• Information given:
-- Begin --

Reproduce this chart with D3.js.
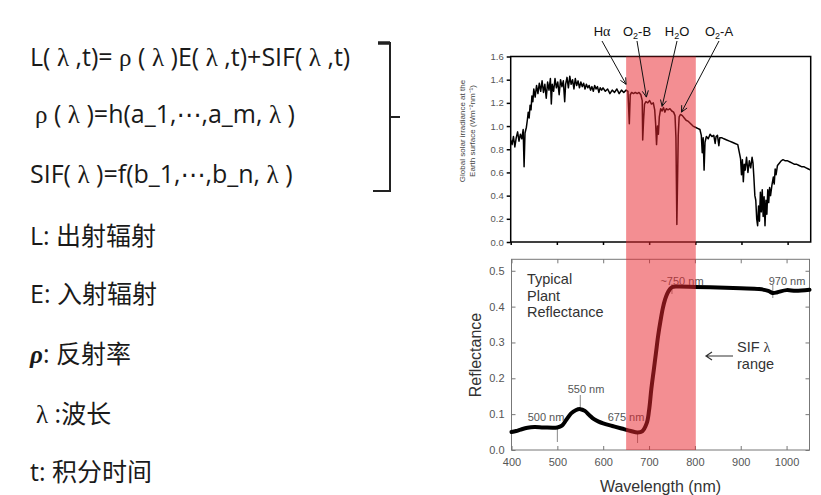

-- End --
-- Begin --

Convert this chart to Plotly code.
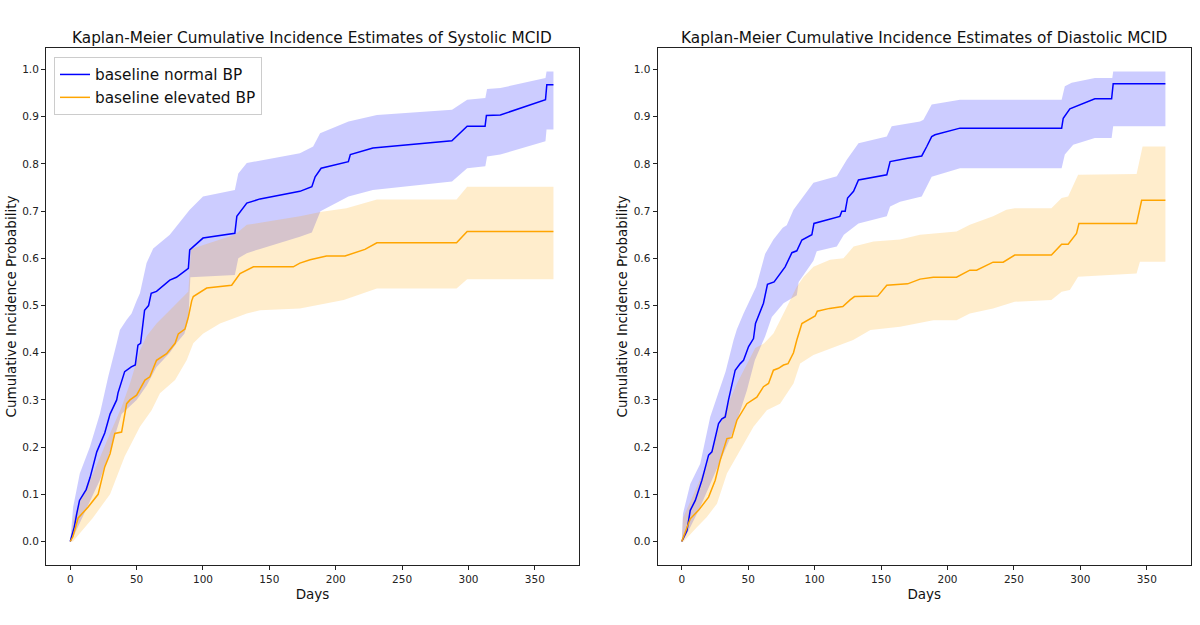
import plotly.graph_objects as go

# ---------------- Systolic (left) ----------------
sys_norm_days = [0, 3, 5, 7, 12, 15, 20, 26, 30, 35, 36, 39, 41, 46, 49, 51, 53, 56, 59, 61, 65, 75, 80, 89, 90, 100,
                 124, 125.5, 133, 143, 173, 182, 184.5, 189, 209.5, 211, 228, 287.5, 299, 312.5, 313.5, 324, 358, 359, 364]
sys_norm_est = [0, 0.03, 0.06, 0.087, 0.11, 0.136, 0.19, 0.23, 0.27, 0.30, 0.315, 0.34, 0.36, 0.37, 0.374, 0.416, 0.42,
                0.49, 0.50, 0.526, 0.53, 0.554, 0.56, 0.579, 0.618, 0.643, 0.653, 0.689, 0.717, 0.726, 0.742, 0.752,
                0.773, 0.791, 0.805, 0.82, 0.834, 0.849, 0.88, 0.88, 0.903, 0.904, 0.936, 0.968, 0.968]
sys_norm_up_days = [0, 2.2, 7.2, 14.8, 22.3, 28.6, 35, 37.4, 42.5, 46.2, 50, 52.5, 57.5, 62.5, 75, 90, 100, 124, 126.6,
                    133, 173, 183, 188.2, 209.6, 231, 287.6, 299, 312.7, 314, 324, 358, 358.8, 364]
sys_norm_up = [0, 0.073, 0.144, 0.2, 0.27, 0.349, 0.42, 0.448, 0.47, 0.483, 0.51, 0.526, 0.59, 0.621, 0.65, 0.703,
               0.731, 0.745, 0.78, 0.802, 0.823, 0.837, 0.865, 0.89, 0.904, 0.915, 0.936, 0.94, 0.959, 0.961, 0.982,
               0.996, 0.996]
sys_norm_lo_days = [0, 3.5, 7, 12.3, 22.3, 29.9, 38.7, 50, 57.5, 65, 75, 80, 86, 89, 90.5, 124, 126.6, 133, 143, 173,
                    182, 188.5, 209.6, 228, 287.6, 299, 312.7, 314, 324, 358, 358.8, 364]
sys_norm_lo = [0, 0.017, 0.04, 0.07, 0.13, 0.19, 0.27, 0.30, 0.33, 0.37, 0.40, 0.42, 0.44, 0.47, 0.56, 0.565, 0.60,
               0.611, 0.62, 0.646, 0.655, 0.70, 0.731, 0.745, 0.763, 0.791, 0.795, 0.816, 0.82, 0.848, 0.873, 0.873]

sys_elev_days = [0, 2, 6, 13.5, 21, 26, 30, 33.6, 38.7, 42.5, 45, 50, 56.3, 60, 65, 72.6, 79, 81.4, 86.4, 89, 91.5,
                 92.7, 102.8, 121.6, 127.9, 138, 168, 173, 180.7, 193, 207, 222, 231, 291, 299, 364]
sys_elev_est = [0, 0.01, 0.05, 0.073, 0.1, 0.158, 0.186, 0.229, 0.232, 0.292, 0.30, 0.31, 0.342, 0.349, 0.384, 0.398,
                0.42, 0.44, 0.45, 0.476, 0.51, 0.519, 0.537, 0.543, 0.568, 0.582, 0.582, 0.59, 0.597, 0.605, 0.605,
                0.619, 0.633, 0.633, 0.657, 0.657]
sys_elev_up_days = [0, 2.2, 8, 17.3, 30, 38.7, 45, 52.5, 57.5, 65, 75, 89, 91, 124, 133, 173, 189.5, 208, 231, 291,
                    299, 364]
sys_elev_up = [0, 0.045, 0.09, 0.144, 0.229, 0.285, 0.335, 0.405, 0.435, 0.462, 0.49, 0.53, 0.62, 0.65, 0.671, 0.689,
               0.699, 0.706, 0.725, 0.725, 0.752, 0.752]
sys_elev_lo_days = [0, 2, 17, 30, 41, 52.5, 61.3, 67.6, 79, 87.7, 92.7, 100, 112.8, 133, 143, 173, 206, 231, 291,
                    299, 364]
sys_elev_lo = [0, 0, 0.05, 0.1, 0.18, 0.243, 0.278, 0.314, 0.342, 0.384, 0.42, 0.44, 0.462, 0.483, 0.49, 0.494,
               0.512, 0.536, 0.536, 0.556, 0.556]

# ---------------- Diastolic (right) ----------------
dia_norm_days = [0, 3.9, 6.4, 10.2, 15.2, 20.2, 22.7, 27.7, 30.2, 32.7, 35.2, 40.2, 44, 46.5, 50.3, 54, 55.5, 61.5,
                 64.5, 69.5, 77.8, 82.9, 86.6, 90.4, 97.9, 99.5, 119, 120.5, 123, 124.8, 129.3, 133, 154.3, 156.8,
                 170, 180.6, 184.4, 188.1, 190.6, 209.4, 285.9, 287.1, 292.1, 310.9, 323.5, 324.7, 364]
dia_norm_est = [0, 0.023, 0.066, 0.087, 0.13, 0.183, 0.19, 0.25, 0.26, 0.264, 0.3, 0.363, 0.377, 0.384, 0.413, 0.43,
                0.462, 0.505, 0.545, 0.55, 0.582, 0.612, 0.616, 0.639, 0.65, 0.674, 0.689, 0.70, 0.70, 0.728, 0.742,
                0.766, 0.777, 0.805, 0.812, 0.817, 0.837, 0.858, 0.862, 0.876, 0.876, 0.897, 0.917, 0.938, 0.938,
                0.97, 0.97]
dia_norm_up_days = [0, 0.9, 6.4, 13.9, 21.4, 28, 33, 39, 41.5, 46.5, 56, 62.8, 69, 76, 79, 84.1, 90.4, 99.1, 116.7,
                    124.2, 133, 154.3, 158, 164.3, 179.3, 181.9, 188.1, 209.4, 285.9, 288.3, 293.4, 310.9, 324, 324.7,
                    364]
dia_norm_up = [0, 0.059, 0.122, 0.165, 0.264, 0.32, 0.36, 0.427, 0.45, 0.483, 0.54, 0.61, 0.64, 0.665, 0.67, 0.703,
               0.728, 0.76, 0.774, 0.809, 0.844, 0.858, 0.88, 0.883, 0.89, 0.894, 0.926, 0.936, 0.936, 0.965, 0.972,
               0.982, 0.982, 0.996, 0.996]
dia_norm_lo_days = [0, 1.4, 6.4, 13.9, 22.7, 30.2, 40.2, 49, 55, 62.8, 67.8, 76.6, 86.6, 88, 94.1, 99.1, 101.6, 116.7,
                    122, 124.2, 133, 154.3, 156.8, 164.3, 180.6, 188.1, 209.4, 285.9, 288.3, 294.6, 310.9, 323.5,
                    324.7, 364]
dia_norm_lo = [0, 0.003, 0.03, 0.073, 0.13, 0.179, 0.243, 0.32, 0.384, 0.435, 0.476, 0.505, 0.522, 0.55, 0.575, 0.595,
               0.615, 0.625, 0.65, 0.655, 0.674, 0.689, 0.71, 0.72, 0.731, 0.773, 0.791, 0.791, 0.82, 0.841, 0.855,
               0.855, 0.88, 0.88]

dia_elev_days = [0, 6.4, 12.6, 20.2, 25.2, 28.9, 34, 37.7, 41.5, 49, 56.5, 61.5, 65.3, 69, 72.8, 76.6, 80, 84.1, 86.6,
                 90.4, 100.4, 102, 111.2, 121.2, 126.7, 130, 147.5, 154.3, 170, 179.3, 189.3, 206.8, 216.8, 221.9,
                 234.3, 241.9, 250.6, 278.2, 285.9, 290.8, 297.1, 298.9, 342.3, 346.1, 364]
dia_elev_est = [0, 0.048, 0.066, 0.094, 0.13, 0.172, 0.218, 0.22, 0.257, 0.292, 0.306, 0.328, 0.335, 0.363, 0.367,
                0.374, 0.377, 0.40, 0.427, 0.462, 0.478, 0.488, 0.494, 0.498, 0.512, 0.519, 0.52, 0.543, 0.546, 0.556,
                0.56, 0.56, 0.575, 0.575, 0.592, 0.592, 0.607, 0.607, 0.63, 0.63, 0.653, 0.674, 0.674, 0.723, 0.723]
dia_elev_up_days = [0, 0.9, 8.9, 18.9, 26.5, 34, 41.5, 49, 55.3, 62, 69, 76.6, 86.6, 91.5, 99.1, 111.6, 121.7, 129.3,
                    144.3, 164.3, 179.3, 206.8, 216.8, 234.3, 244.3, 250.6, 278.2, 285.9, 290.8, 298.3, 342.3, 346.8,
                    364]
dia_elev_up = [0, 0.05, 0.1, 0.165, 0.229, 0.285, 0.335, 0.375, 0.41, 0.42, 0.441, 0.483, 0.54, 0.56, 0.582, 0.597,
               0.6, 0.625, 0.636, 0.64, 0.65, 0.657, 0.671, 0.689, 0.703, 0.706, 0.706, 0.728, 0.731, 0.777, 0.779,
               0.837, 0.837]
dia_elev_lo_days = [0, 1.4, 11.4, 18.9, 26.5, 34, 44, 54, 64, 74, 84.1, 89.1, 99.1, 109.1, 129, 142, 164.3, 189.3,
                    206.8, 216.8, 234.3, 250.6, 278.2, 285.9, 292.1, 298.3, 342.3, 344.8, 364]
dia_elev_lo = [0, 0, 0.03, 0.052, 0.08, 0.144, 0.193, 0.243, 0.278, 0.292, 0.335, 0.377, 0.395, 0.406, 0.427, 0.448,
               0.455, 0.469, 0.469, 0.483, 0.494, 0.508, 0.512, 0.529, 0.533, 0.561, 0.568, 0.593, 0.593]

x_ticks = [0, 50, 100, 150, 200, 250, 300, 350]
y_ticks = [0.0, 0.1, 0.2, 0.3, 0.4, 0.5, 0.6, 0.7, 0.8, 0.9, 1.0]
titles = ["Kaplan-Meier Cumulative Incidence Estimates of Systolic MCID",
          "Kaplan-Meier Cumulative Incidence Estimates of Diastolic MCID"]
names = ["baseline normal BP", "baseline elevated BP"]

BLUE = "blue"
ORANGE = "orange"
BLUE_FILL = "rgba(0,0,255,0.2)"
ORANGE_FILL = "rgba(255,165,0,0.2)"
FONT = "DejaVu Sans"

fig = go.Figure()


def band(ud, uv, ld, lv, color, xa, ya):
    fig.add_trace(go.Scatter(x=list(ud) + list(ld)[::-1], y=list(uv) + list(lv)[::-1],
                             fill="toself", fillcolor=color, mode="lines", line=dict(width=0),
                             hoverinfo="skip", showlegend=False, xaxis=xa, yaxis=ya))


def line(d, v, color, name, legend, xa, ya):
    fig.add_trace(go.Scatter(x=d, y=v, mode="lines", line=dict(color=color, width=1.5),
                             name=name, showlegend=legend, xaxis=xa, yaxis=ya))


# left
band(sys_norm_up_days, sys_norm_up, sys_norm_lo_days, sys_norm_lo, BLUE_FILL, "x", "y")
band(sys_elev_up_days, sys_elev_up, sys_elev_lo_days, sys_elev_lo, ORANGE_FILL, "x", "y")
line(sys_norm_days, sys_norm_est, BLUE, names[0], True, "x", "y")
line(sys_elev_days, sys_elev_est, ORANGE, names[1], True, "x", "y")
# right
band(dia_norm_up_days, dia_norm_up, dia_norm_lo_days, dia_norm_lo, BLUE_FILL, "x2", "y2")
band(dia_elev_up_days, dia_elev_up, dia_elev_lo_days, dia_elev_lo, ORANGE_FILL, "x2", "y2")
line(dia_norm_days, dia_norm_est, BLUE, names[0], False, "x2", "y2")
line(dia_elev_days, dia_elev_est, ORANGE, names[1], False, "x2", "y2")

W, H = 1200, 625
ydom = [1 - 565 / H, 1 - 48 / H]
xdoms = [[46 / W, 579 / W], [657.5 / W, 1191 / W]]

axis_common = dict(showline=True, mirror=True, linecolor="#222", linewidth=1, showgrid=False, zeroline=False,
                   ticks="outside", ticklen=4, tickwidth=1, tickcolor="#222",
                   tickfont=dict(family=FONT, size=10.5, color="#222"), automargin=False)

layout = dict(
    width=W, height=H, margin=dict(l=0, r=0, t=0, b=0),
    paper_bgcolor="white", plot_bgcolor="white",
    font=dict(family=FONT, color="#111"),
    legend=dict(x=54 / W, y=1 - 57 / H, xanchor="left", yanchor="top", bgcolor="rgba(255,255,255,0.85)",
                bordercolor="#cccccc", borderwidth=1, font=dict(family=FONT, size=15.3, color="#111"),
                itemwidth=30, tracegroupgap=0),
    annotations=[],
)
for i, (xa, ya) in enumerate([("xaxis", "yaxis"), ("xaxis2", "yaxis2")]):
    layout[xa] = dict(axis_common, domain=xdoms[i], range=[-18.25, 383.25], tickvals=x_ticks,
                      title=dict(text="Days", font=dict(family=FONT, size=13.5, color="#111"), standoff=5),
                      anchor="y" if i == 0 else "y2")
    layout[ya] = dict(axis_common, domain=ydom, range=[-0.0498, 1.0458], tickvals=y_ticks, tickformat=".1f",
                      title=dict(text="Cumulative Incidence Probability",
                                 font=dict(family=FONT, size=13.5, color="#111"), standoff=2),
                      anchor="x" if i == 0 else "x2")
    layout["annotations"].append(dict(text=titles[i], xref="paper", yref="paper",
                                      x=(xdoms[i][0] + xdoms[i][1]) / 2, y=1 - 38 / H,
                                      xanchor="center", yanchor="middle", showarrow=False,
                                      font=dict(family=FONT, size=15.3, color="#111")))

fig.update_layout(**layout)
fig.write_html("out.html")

-- End --

From the entries above, copy each line holding "this".

Reproduce this chart with D3.js.
Convert this chart to Plotly code.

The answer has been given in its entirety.